Plus on s’éloigne chronologiquement – ou culturellement – du contexte dans lequel l’œuvre a vu le jour et plus les différences entre la généricité auctoriale et la généricité lectoriale risquent d’être grandes : la généricité auctoriale reste liée au contexte d’origine, puisque c’est une constante, alors que la généricité lectoriale est une variable qui s’enrichit (ou s’appauvrit) de tout contexte inédit20.

Pourtant, on pourrait dire que l’influence littéraire joue la culture contre le temps. Les critiques vivent souvent dans une contemporanéité intellectuelle et sensible avec l’auteur qu’ils étudient et leur connaissance de l’œuvre s’approfondit avec les années.

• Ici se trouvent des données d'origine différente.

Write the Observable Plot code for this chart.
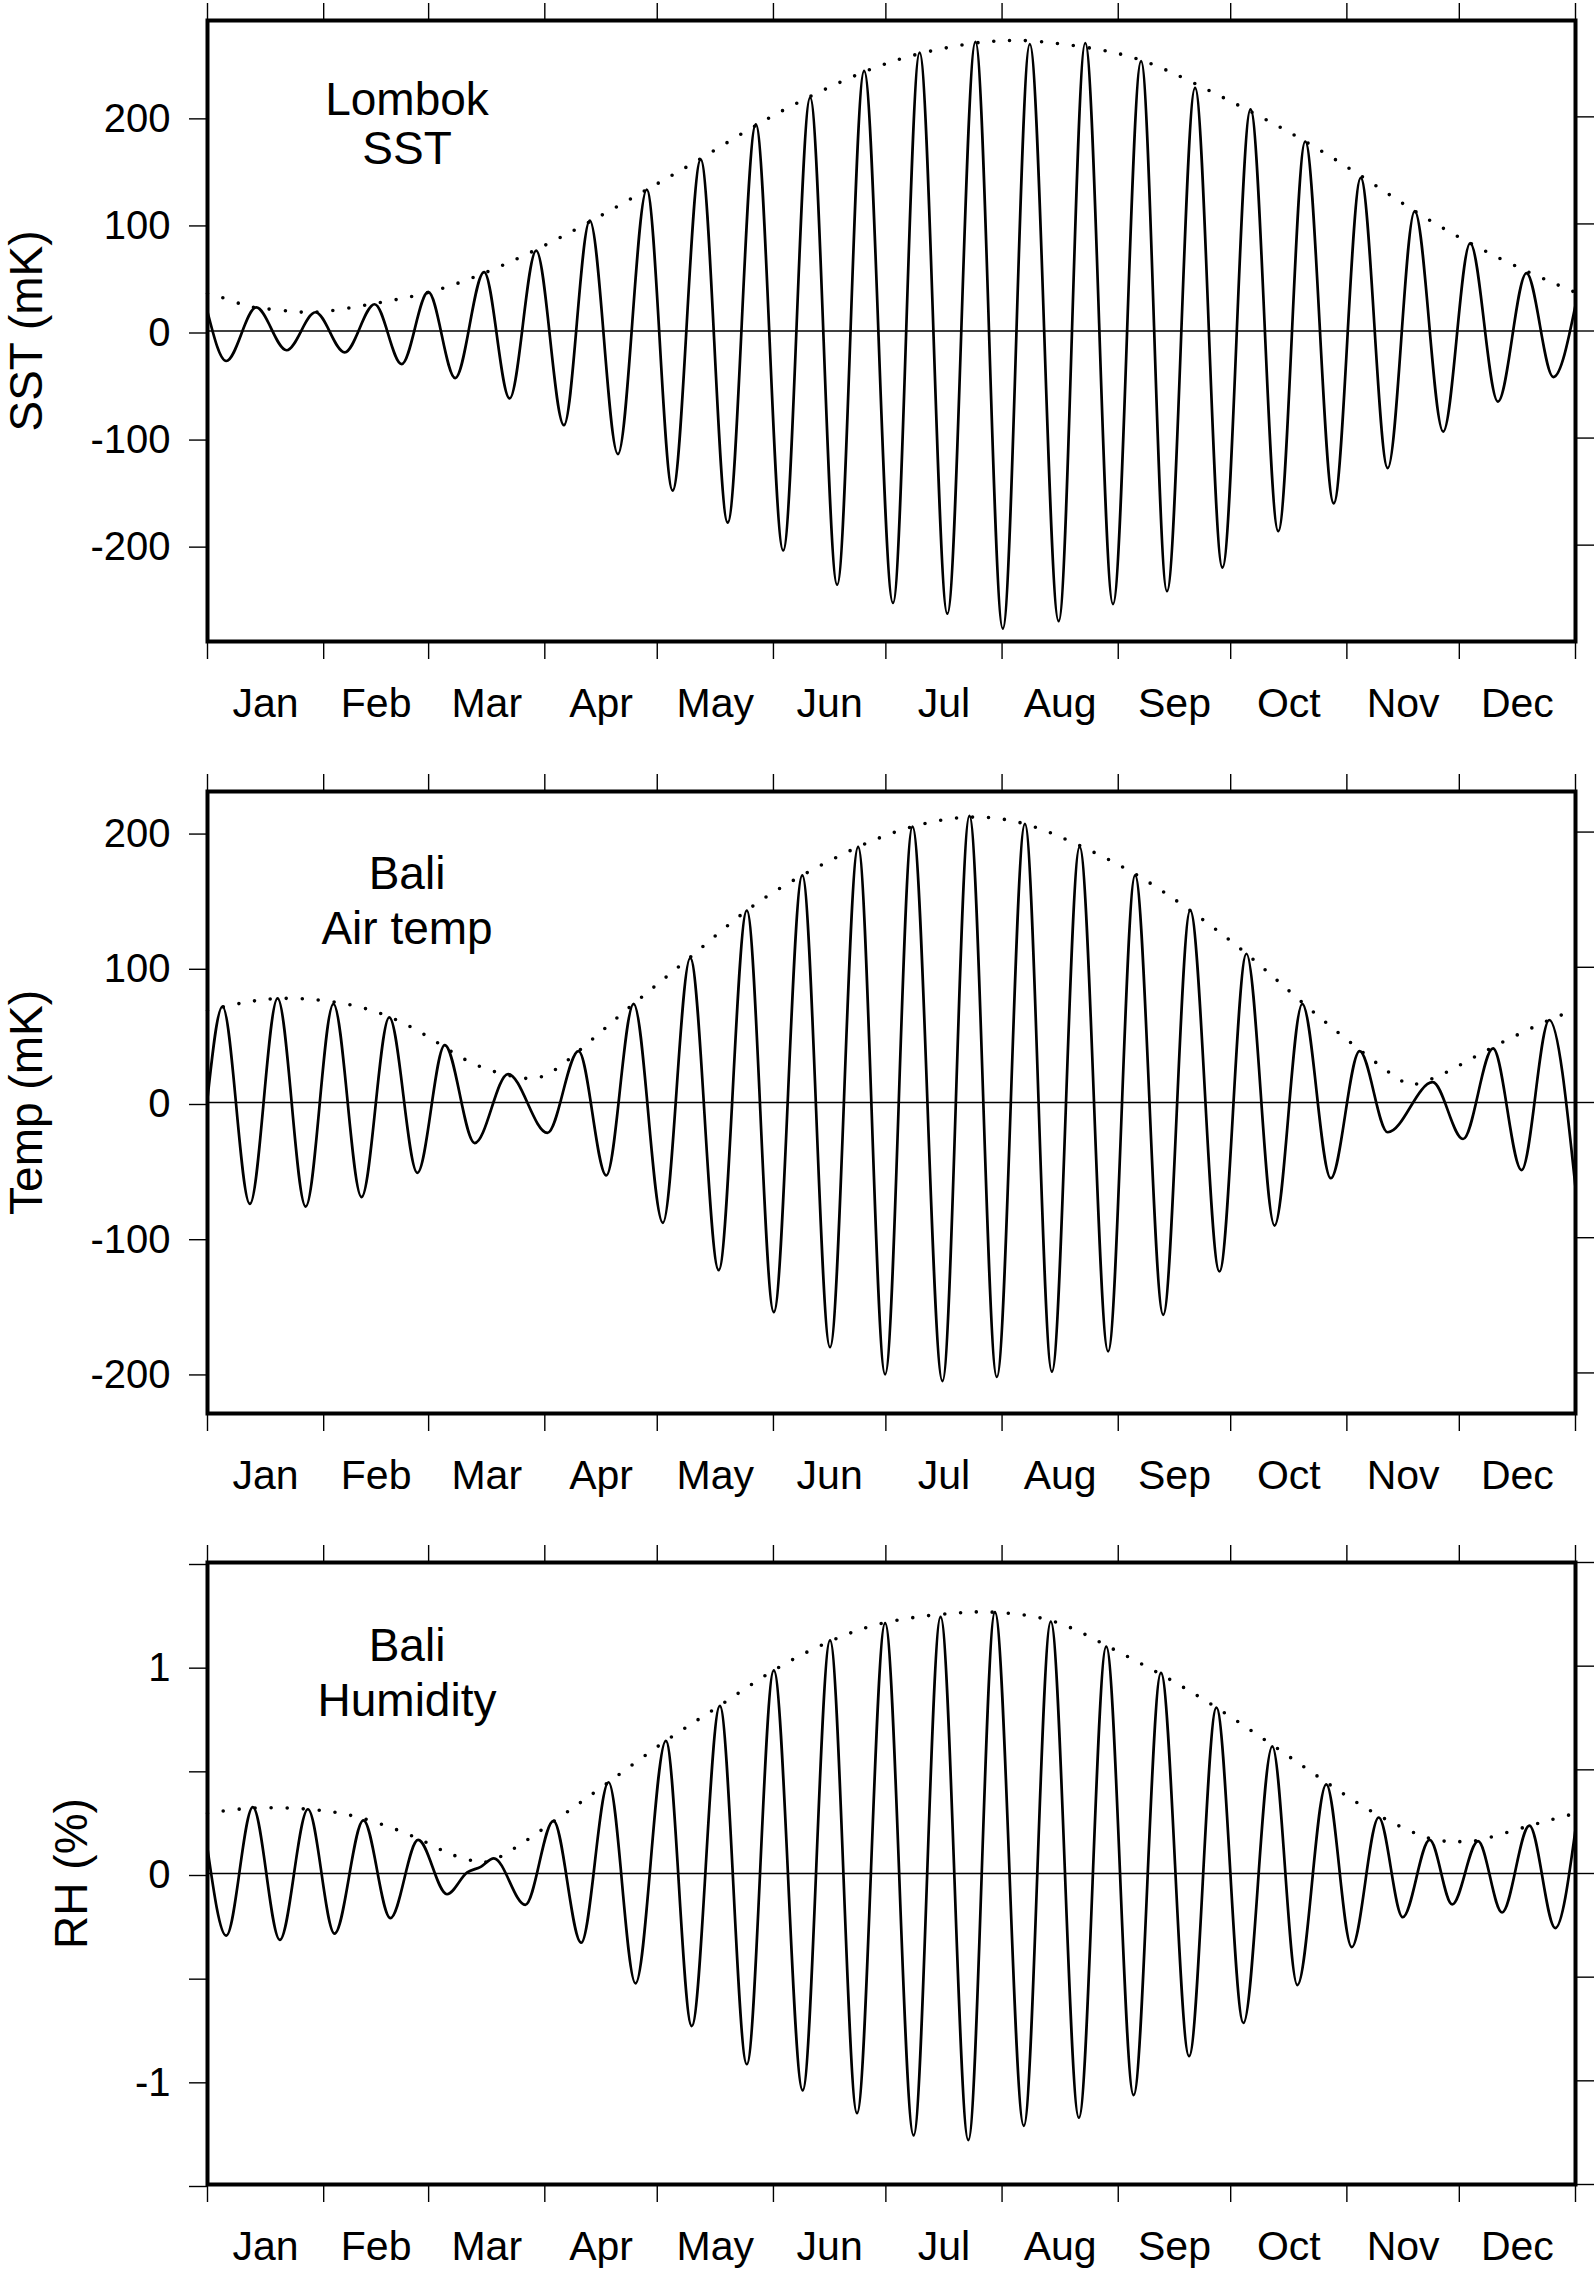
<!DOCTYPE html>
<html>
<head>
<meta charset="utf-8">
<script src="https://cdn.jsdelivr.net/npm/d3@7"></script>
<script src="https://cdn.jsdelivr.net/npm/@observablehq/plot@0.6"></script>
<style>
  html, body { margin: 0; padding: 0; background: #fff; overflow: hidden; }
  #chart svg { display: block; }
</style>
</head>
<body>
<div id="chart"></div>
<script>
// ---- Tick labels / categories ----
const monthNames = ["Jan","Feb","Mar","Apr","May","Jun","Jul","Aug","Sep","Oct","Nov","Dec"];
const monthStartDays = [0,31,59,90,120,151,181,212,243,273,304,334,365];

// ---- Panel 1: Lombok SST (mK) — [day of year, value] at turning points ----
const sstLine = [[0,18],[5,-28],[13,22],[21.1,-18],[28.8,17.5],[36.6,-20],[44.6,25],[51.8,-31],[58.9,36.5],[66.1,-44],[73.8,55],[80.6,-63],[87.7,75],[95.1,-88],[102,103],[109.5,-115],[117.2,132],[124.1,-149],[131.6,160],[138.8,-179],[146.3,193],[153.6,-205],[160.8,218],[168,-237],[175.2,243],[182.9,-254],[190,260],[197.4,-264],[204.9,270],[212.2,-278],[219.4,268],[227.1,-271],[234.2,269],[241.6,-255],[249.1,252],[256,-243],[263.5,227],[270.8,-221],[278.3,207],[285.7,-187],[292.9,177],[300.5,-161],[307.7,143],[314.9,-128],[322.1,112],[329.7,-94],[336.9,82],[344.3,-66],[351.9,54],[359.1,-43],[365,24]];
const sstEnvelope = [[0,35],[5,30],[10,24],[15,21],[22,18.5],[28,17.5],[35,20],[45,26],[58.9,36],[73.8,54],[87.7,76],[102,102],[117.2,132],[131.6,161],[146.3,192],[160.8,219],[175.2,242],[190,259],[204.9,269],[212,271],[219.4,271],[234.2,265],[249.1,253],[263.5,231],[278.3,205],[292.9,177],[307.7,145],[322.1,112],[336.9,82],[351.9,56],[365,36]];
const sstTicks = [-200,-100,0,100,200];

// ---- Panel 2: Bali air temperature (mK) ----
const airLine = [[0,3],[4,71],[11.3,-75],[18.7,77],[26.2,-77],[33.6,73],[41.1,-70],[48.5,63],[56,-52],[63.3,42.5],[71.3,-30],[80.2,21],[90.7,-22.5],[99,38],[106.4,-54],[113.7,73],[121.5,-89],[128.8,107],[136.4,-124],[143.9,142],[151.1,-155],[158.7,168],[166.1,-181],[173.6,189],[180.8,-201],[188.1,204],[196.1,-206],[203.3,212],[210.6,-203],[218.1,206],[225.3,-199],[232.7,189],[240.3,-184],[247.5,168],[255,-157],[262.2,142],[270,-125],[277.2,110],[284.7,-91],[292.1,73],[299.7,-56],[307.4,38],[314.9,-22],[326.9,15],[335,-27],[343,40],[350.6,-50],[358,61],[365,-63]];
const airEnvelope = [[0,68],[10,74],[20,77],[32,75],[45,67],[58,50],[70,30],[82,19],[90,20],[99,38],[113.7,73],[128.6,107],[143.9,142],[158.7,168],[173.6,189],[188.1,204],[203.3,211],[218.1,206],[232.7,190],[247.5,169],[262.2,142],[277.2,110],[292.1,74],[307.4,39],[318,17],[323,14],[331,23],[343,41],[358,61],[365,68]];
const airTicks = [-200,-100,0,100,200];

// ---- Panel 3: Bali relative humidity (%) ----
const rhLine = [[0,0.12],[5,-0.30],[12.1,0.32],[19.3,-0.32],[26.8,0.31],[33.9,-0.29],[41.6,0.256],[48.8,-0.215],[56.2,0.162],[63.9,-0.10],[69.3,0.005],[72.9,0.032],[76.4,0.073],[84.8,-0.151],[92.3,0.254],[99.7,-0.334],[107,0.44],[114.2,-0.53],[122.3,0.64],[129.2,-0.736],[136.7,0.808],[143.9,-0.92],[151.1,0.98],[158.8,-1.046],[166.1,1.124],[173.3,-1.156],[180.8,1.208],[188.4,-1.263],[195.6,1.238],[203,-1.286],[210.1,1.261],[217.8,-1.217],[225,1.215],[232.5,-1.178],[239.8,1.094],[247.1,-1.069],[254.4,0.968],[261.9,-0.881],[269.2,0.80],[276.4,-0.721],[284.1,0.613],[290.8,-0.538],[298.5,0.43],[305.3,-0.355],[312.5,0.27],[318.9,-0.211],[326.1,0.162],[332.1,-0.149],[339,0.156],[345.4,-0.188],[352.7,0.231],[359.6,-0.263],[365,0.213]];
const rhEnvelope = [[0,0.29],[12,0.315],[27,0.31],[41.6,0.265],[56,0.17],[64,0.10],[71,0.06],[78,0.08],[92.3,0.25],[107,0.44],[122.3,0.64],[136.7,0.81],[151.1,0.98],[166.1,1.12],[180.8,1.21],[195.6,1.25],[203,1.26],[210.1,1.26],[225,1.22],[239.8,1.1],[254.4,0.96],[269.2,0.80],[284.1,0.62],[298.5,0.44],[312.5,0.28],[326,0.17],[333,0.155],[339,0.16],[352.7,0.23],[365,0.29]];
const rhTicks = [-1.5,-1,-0.5,0,0.5,1,1.5];
const rhLabeled = [-1,0,1];

// ---- Panel texts ----
const titles = ["Lombok\nSST", "Bali\nAir temp", "Bali\nHumidity"];
const yLabels = ["SST (mK)", "Temp (mK)", "RH (%)"];

const months = monthNames.map((name, i) => ({name, mid: (monthStartDays[i] + monthStartDays[i + 1]) / 2}));
const FONT = "'Liberation Sans', Arial, Helvetica, sans-serif";

function panel({line, env, domain, ticks, labeled, title, yLabel, height, mt, mb, titleDy, titleLH, labelDx}) {
  const fmt = d => (labeled.includes(d) ? String(d) : "");
  return Plot.plot({
    width: 1594,
    height,
    marginLeft: 207,
    marginRight: 19,
    marginTop: mt,
    marginBottom: mb,
    style: {fontFamily: FONT, fontSize: "40px", color: "black", background: "white"},
    x: {type: "linear", domain: [0, 365], axis: null},
    y: {domain, axis: null},
    marks: [
      Plot.ruleY([0], {stroke: "black", strokeWidth: 1.4}),
      Plot.line(line, {x: d => d[0], y: d => d[1], curve: "monotone-x", stroke: "black", strokeWidth: 2.7}),
      Plot.line(env, {x: d => d[0], y: d => d[1], curve: "natural", stroke: "black", strokeWidth: 3.6, strokeDasharray: "0 16", strokeLinecap: "round"}),
      Plot.frame({stroke: "black", strokeWidth: 4}),
      Plot.axisX({ticks: monthStartDays, anchor: "top", tickSize: 18, tickFormat: () => "", strokeWidth: 1.4, label: null}),
      Plot.axisX({ticks: monthStartDays, anchor: "bottom", tickSize: 18, tickFormat: () => "", strokeWidth: 1.4, label: null}),
      Plot.axisY({ticks, anchor: "left", tickSize: 18, tickPadding: 19, tickFormat: fmt, strokeWidth: 1.4, fontSize: 40, label: null, dy: 2}),
      Plot.axisY({ticks, anchor: "right", tickSize: 18, tickFormat: () => "", strokeWidth: 1.4, label: null}),
      Plot.text(months, {x: "mid", text: "name", frameAnchor: "bottom", dy: 62.5, lineAnchor: "middle", textAnchor: "middle", fontSize: 41}),
      Plot.text([title], {frameAnchor: "top-left", dx: 199.5, dy: titleDy, textAnchor: "middle", lineAnchor: "top", lineHeight: titleLH, fontSize: 46}),
      Plot.text([yLabel], {frameAnchor: "left", rotate: -90, dx: labelDx, textAnchor: "middle", lineAnchor: "middle", fontSize: 46})
    ]
  });
}

const root = document.getElementById("chart");
root.append(panel({line: sstLine, env: sstEnvelope, domain: [-290, 290], ticks: sstTicks, labeled: sstTicks,
  title: titles[0], yLabel: yLabels[0], height: 770, mt: 20, mb: 129, titleDy: 59.3, titleLH: 1.07, labelDx: -180}));
root.append(panel({line: airLine, env: airEnvelope, domain: [-230, 230], ticks: airTicks, labeled: airTicks,
  title: titles[1], yLabel: yLabels[1], height: 770, mt: 21, mb: 127, titleDy: 58.6, titleLH: 1.196, labelDx: -180}));
root.append(panel({line: rhLine, env: rhEnvelope, domain: [-1.5, 1.5], ticks: rhTicks, labeled: rhLabeled,
  title: titles[2], yLabel: yLabels[2], height: 734, mt: 22, mb: 90, titleDy: 59.6, titleLH: 1.2, labelDx: -135}));
</script>
</body>
</html>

De leur côté, les auteurs, à l’instar de Baudelaire accusant littéralement Poe de plagiat par anticipation : « La première fois que j’ai ouvert un livre de lui, j’ai vu, avec épouvante et ravissement, non seulement des sujets rêvés par moi, mais des phrases pensées par moi et écrites par lui vingt ans auparavant21 », ont l’impression de se relire lorsqu’ils lisent leurs auteurs favoris.

Il y a donc distance et empathie dans les deux postures, et ce, aussi bien avec l’auteur lu qu’avec le public, destinataire ultime de la communication dans les deux cas. La différence est dans la tâche. L’auteur lit pour réinstancier la démarche créative de ses prédécesseurs en fonction du lectorat qu’il vise ; le critique pour reconstituer la démarche créative qui a produit le texte et l’expliquer à ses lecteurs, en s’appuyant sur la vulgate critique existante.

Il semble donc que la sphère d’influence d’un auteur connu, bien qu’elle tombe, du fait même du phénomène de transmission, sous le coup de la dichotomie auctorialité/lectorialité, doive aussi s’appréhender en tenant compte de la double pratique lectoriale et auctoriale de ceux qui assurent la transmission, et du gradient d’originalité et de créativité dont font preuve aussi bien la reprise hypertextuelle des auteurs que l’investigation métatextuelle des critiques.

Filiation littéraire et création littéraire

L’influence d’un auteur connu présente l’avantage de mettre en évidence la relation maître-disciple qui a déjà été documentée dans l’histoire des sciences et d’en faciliter la transposition à l’histoire littéraire.

Waquet, qui a mené une étude longitudinale sur le rôle de relation maître-disciple dans la transmission du savoir du XIIe au XXIe siècle, rappelle que « La relation maître-disciple s’inscrit dans un milieu donné – le monde scientifique et universitaire– et [qu’] elle constitue l’un des liens qui le fédèrent22 ».

Tout en admettant l’asymétrie de cette relation et le risque d’abus de pouvoir du maître qu’elle implique, elle insiste sur sa force constructrice : « La relation maître-disciple se fonde aussi sur « un lien d’âme » unissant deux personnes ; elle allègue aussi une parenté choisie, et par un mécanisme d’inscription généalogique dépassant deux contemporains, elle devient un maillon dans la “chaîne des générations”23 ». Le pivot de cette relation est la notion d’auteur (certains disciples parlant de leur « maître et auteur24 »). Cependant le but du maître est « d’aider les disciples à devenir eux-mêmes25 », ce qui n’est possible que si les rôles tournent et que le maître apprend de ses disciples.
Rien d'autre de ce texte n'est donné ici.